Cinval tem uma discografia de 19 álbuns, uma caixa retrospectiva com três CDs, mas continua um outsider na cena musical pernambucana

José Teles
teles@jc.com.br

Pigdigigarêlêpó. Não adianta ir pesquisar no Google. A palavra não existe em idioma nenhum e não significa absolutamente nada. Pigdigigarêlêpó foi inventada pelo cantor, compositor e percussionista Cinval: “Eu estava procurando criar uma palavra, para fazer uma música em cima dela. Foi surgindo, e daí fiz a música. Não quer dizer coisa alguma, é só o som mesmo”, explica Cinval. Pigdigigarêlêpó miscigenação é o título do 19º disco que ele lança em nove anos, sem contar com a caixa retrospectiva The sounds of science, com três CDs e 54 faixas. O primeiro disco que Cinval e o grupo Coco Grude gravaram em um estúdio profissional, no caso, o Fábrica. Um luxo proporcionado por recursos do Funcultura.

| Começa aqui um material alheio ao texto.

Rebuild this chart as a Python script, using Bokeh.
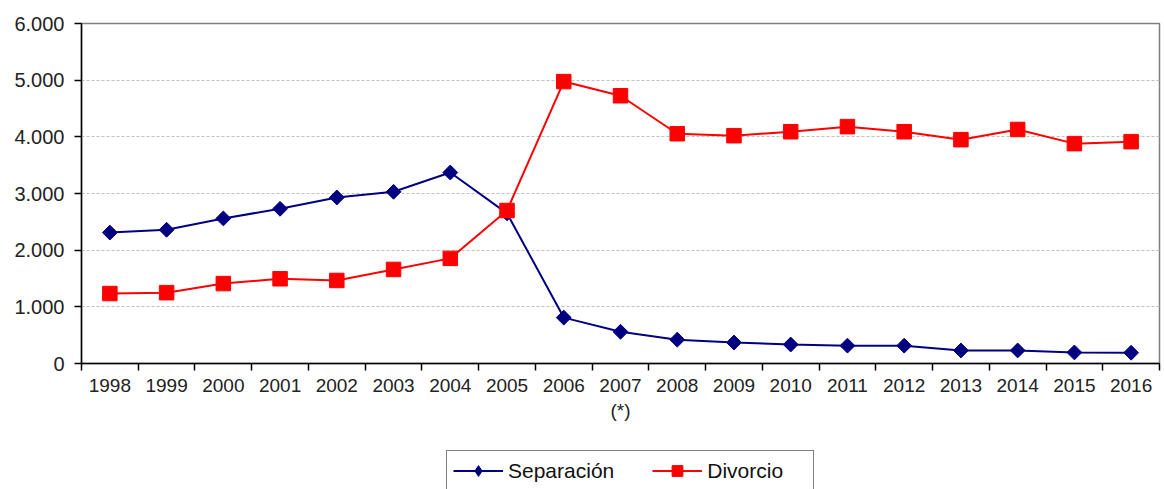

Os 18 discos anteriores foram feitos no quitinete no qual Cinval e a mulher moram, na Conde da Boa Vista. No minúsculo apartamento, ele guarda seu equipamento, ou seja, um teclado Casio, com 21 anos de uso, instrumentos de percussão, um gravador de quatro canais, aparelho de som, além de, entre outras coisas, sua coleção de cerca de três mil LPs: “Dei um jeito de não me desfazer dos discos, eles estão amontoados em pilhas que chegam quase até o teto”, diz Cinval. Daqueles velhos álbuns, onde se encontram do mais tradicional blues, ao mais balançado funk, ele vem extraindo as elucubrações que povoam sua considerável discografia, iniciada com Falando nas ruas, em 1999.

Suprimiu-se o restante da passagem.